### What is expected
Below are some records. Say how many of their lines contain the string "this", and give nothing but the number.

### Dataset records

##########

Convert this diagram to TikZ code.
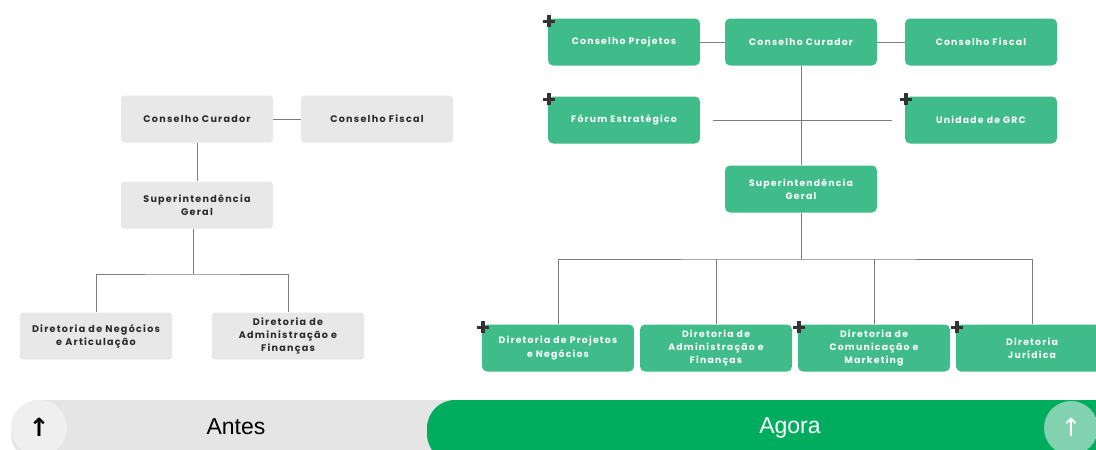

##########

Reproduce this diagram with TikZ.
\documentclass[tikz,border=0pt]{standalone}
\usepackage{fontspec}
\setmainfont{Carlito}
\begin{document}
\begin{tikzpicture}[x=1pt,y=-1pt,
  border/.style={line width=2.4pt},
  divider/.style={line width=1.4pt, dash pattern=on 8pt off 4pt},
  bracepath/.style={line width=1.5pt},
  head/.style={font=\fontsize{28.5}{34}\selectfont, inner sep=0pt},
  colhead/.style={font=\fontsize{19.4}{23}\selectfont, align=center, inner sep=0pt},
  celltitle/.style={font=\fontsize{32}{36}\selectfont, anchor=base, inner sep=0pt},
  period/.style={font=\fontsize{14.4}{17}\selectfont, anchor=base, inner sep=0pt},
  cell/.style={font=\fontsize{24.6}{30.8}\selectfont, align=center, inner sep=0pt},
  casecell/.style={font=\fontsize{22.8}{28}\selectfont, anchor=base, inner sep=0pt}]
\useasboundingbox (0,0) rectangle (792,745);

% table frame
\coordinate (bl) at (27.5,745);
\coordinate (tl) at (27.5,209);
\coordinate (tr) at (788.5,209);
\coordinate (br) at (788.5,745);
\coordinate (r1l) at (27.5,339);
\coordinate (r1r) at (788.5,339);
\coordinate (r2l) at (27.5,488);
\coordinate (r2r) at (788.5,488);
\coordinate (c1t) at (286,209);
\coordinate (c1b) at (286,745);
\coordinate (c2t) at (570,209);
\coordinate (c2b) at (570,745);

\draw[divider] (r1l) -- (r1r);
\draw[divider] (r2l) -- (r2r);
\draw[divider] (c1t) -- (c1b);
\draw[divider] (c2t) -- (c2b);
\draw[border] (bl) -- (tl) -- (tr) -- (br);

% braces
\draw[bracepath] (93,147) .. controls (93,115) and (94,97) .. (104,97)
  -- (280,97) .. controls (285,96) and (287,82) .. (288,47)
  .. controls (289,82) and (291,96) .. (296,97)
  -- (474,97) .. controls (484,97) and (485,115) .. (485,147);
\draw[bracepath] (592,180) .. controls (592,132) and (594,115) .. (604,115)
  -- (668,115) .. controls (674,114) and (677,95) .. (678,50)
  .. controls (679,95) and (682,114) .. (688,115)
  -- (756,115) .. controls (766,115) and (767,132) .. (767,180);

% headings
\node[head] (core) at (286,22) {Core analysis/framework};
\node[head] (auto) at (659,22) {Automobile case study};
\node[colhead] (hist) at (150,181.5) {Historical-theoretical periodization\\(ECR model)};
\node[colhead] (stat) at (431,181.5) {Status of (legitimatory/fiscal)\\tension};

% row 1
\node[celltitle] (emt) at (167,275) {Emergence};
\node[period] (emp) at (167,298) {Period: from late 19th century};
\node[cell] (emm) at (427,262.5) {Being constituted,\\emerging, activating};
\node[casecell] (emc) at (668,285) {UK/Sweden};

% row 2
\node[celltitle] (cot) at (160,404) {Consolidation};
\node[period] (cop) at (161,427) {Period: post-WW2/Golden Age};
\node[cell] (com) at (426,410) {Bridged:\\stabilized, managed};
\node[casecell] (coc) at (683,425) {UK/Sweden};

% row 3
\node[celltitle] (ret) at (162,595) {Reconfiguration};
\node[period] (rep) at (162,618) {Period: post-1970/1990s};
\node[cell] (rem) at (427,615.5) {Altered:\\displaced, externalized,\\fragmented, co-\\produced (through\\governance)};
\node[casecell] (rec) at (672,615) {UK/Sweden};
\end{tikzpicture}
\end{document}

##########

### Response
2